Despite each paint chip’s significance, as it went through the lab, the scientists were unaware of the sample’s origin, no matter how interesting it might be.
“Almost never do we actually know the story behind anything that we’re actually testing unless the customer has reached out to us directly,” said Matthew Norman, the interim director of the inorganic analytical services division at the Research and Productivity Council in Fredericton.
He led the testing on the Maud Lewis paint chips, but was none the wiser of where they came from.
During the testing, Norman doesn’t even see the client’s name because once it’s in the system, a number is assigned to it.
Norman said sometimes a sample will come back as having a high lead content, which will pique his curiosity, sometimes making him wonder where it’s from. But rarely does he find out.
“Every once in a while you do hear good stories about a lighthouse or a painting that you get to be involved with.”
And that’s the case for these particular samples.
Backing up an authentication
They came from the Jones Auction House in Saint John, which recently had two Maud Lewis paintings come into their possession.
And while Sarah Jones, co-founder and curator for the house, is an art historian with particular expertise in Maud Lewis paintings, she wanted multiple sources to back up her authentication.
She said when an artist is no longer alive and there’s no designated person with the estate, such as a child of the artist, to verify the work, other steps need to be taken.
Jones said this includes a series of examinations and tests taking into account different perspectives.
“One thing alone kind of doesn’t rubber-stamp it as authentic,” she said. “It’s kind of the combination of all of these perspectives, all these examinations, all of these tests, that then together we can answer the question: does this work align with what we would expect of a Maud Lewis artwork?”

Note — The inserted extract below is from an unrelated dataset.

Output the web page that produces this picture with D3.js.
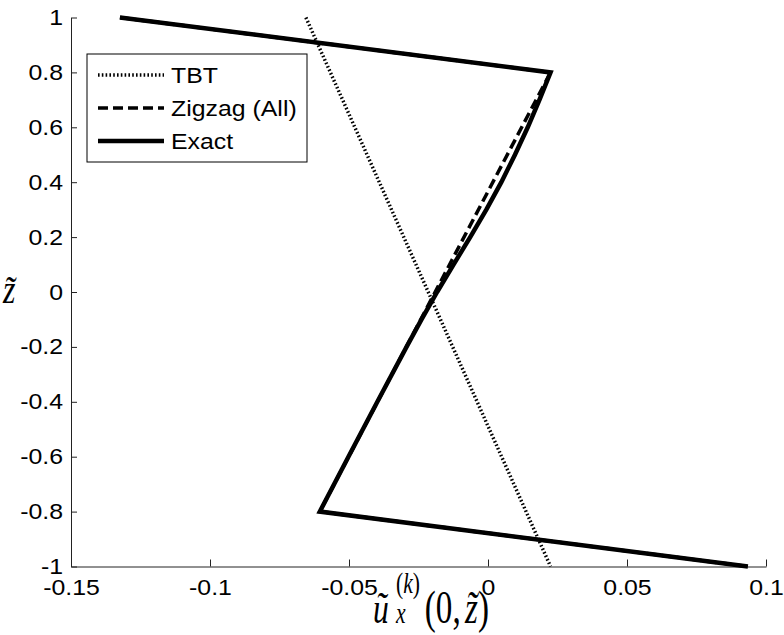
<!DOCTYPE html>
<html>
<head>
<meta charset="utf-8">
<script src="https://cdnjs.cloudflare.com/ajax/libs/d3/7.8.5/d3.min.js"></script>
<style>
  body { margin: 0; background: #fff; }
  svg { display: block; }
  .tick text, .legend text { font-family: Arial, "Liberation Sans", sans-serif; }
</style>
</head>
<body>
<svg id="chart" width="784" height="635"></svg>
<script>
// ----- DATA -----
var xTicks = [-0.15, -0.1, -0.05, 0, 0.05, 0.1];
var xTickLabels = ["-0.15", "-0.1", "-0.05", "0", "0.05", "0.1"];
var yTicks = [-1, -0.8, -0.6, -0.4, -0.2, 0, 0.2, 0.4, 0.6, 0.8, 1];
var yTickLabels = ["-1", "-0.8", "-0.6", "-0.4", "-0.2", "0", "0.2", "0.4", "0.6", "0.8", "1"];

// [u, z] pairs
var tbt = [[-0.0655, 1], [0.0225, -1]];
var zigzag = [[-0.1324, 1], [0.0225, 0.8], [-0.0605, -0.8], [0.0935, -1]];
var exact = [[-0.1324, 1], [0.0225, 0.8], [0.0185, 0.7], [0.0143, 0.6], [0.0097, 0.5],
             [0.0048, 0.4], [-0.0006, 0.3], [-0.0064, 0.2], [-0.0124, 0.1], [-0.0183, 0],
             [-0.0239, -0.1], [-0.0293, -0.2], [-0.0398, -0.4], [-0.0502, -0.6],
             [-0.0605, -0.8], [0.0935, -1]];

var seriesNames = ["TBT", "Zigzag (All)", "Exact"];

// ----- CHART -----
var svg = d3.select("#chart");
var plotLeft = 71, plotRight = 766, plotTop = 17.5, plotBottom = 566.5;
var sx = 1.13; // the reference glyphs are a bit wide

var x = d3.scaleLinear().domain([-0.15, 0.1]).range([plotLeft, plotRight]);
var y = d3.scaleLinear().domain([-1, 1]).range([plotBottom, plotTop]);

var xAxis = d3.axisBottom(x)
    .tickValues(xTicks)
    .tickFormat(function(d, i) { return xTickLabels[i]; })
    .tickSizeInner(-7).tickSizeOuter(0).tickPadding(13);

var yAxis = d3.axisLeft(y)
    .tickValues(yTicks)
    .tickFormat(function(d, i) { return yTickLabels[i]; })
    .tickSizeInner(-6).tickSizeOuter(0).tickPadding(7);

var gx = svg.append("g").attr("transform", "translate(0," + plotBottom + ")").call(xAxis);
var gy = svg.append("g").attr("transform", "translate(" + plotLeft + ",0)").call(yAxis);

[gx, gy].forEach(function(g) {
    g.select(".domain").attr("stroke", "#222");
    g.selectAll(".tick line").attr("stroke", "#222");
    g.selectAll(".tick text")
        .attr("font-size", 22)
        .attr("fill", "#000")
        .attr("transform", "scale(" + sx + ",1)");
});

// ----- LINES -----
var line = d3.line()
    .x(function(d) { return x(d[0]); })
    .y(function(d) { return y(d[1]); });

var dotted = "1.6,2.2", dashed = "10,5";

svg.append("path").datum(tbt)
    .attr("d", line).attr("fill", "none").attr("stroke", "#000")
    .attr("stroke-width", 3.5).attr("stroke-dasharray", dotted);

svg.append("path").datum(exact)
    .attr("d", line).attr("fill", "none").attr("stroke", "#000")
    .attr("stroke-width", 4.5).attr("stroke-linejoin", "miter");

svg.append("path").datum(zigzag)
    .attr("d", line).attr("fill", "none").attr("stroke", "#000")
    .attr("stroke-width", 3.5).attr("stroke-dasharray", dashed);

// ----- LEGEND -----
var legend = svg.append("g").attr("class", "legend");
legend.append("rect")
    .attr("x", 87).attr("y", 54).attr("width", 220).attr("height", 108)
    .attr("fill", "#fff").attr("stroke", "#000").attr("stroke-width", 1);

var legendStyles = [
    { w: 3.5, dash: dotted },
    { w: 3.5, dash: dashed },
    { w: 4.5, dash: null }
];

seriesNames.forEach(function(name, i) {
    var ly = 75 + i * 33;
    legend.append("line")
        .attr("x1", 98).attr("x2", 164).attr("y1", ly).attr("y2", ly)
        .attr("stroke", "#000").attr("stroke-width", legendStyles[i].w)
        .attr("stroke-dasharray", legendStyles[i].dash);
    legend.append("text")
        .attr("transform", "translate(171," + (ly + 8) + ") scale(" + sx + ",1)")
        .attr("font-size", 22)
        .text(name);
});

// ----- AXIS TITLES -----
var serif = "'Liberation Serif', 'DejaVu Serif', serif";
svg.append("text")
    .attr("transform", "translate(3,303) scale(0.8,1)")
    .attr("font-family", serif).attr("font-style", "italic").attr("font-size", 40)
    .text("z\u0303");

// x label: u~_x^(k)(0, z~), glyphs are tall and narrow in the reference
var xl = svg.append("g")
    .attr("transform", "translate(373,623) scale(0.72,1)")
    .attr("font-family", serif);
xl.append("text").attr("x", 0).attr("y", 0)
    .attr("font-style", "italic").attr("font-size", 44).text("u\u0303");
xl.append("text").attr("x", 32).attr("y", 0)
    .attr("font-style", "italic").attr("font-size", 30).text("x");
xl.append("text").attr("x", 32).attr("y", -30)
    .attr("font-size", 30).html("(<tspan font-style='italic'>k</tspan>)");
xl.append("text").attr("x", 72).attr("y", 0)
    .attr("font-size", 46).html("(0,<tspan dx='6' font-style='italic'>z\u0303</tspan>)");
</script>
</body>
</html>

Along with her own examination of the painting, she also sought another Maud Lewis expert in Nova Scotia for his opinion.
There have been some fraudulent Maud Lewis paintings showing up in the marketplace, said Jones, which means institutions, like auction houses, need to have a rigorous authentication process in place.
Three of the fakes even duped the Nova Scotia government. The province purchased the works in 1982, but only recently received confirmation that they were fakes.
With some Maud Lewis paintings selling for more than $100,000, Jones said taking extra authentication steps helps to increase buyer confidence.
Which is why the auction house added another step to the process after receiving the Maud Lewis artworks this year: a pigment analysis.
Jones said Maud Lewis often used house paint for her artwork.
Lewis died in 1970. Up until the 1980s, Jones said, house paint often had lead in it.
So Jones collected the samples from the paint drippings on the side of the painting and they went off to the lab, where Norman and his team began.
They take an extremely small paint sample, weigh it out, put it in an over-500 C furnace to burn off any drywall or back materials, put it through an acid digestion using nitric acid and heat, and then run it through a special spectrometer to see how much lead is in the sample.
Jones said in this case, the lab confirmed there was lead in the paint. While she said getting that result isn’t necessarily conclusive, combined with the other authentication methods, the auction house was confident that the Maud Lewis paintings were real.
She said the auction house hopes to add another scientific authentication step in the future using infrared technology to see the underdrawing beneath the paint.
“It’s important that we… treat this work with the same kind of respect and due diligence that we would treat a work by one of the Group of Seven or by, you know, a serious European artist,” said Jones. “So, that’s what we’re trying to do.”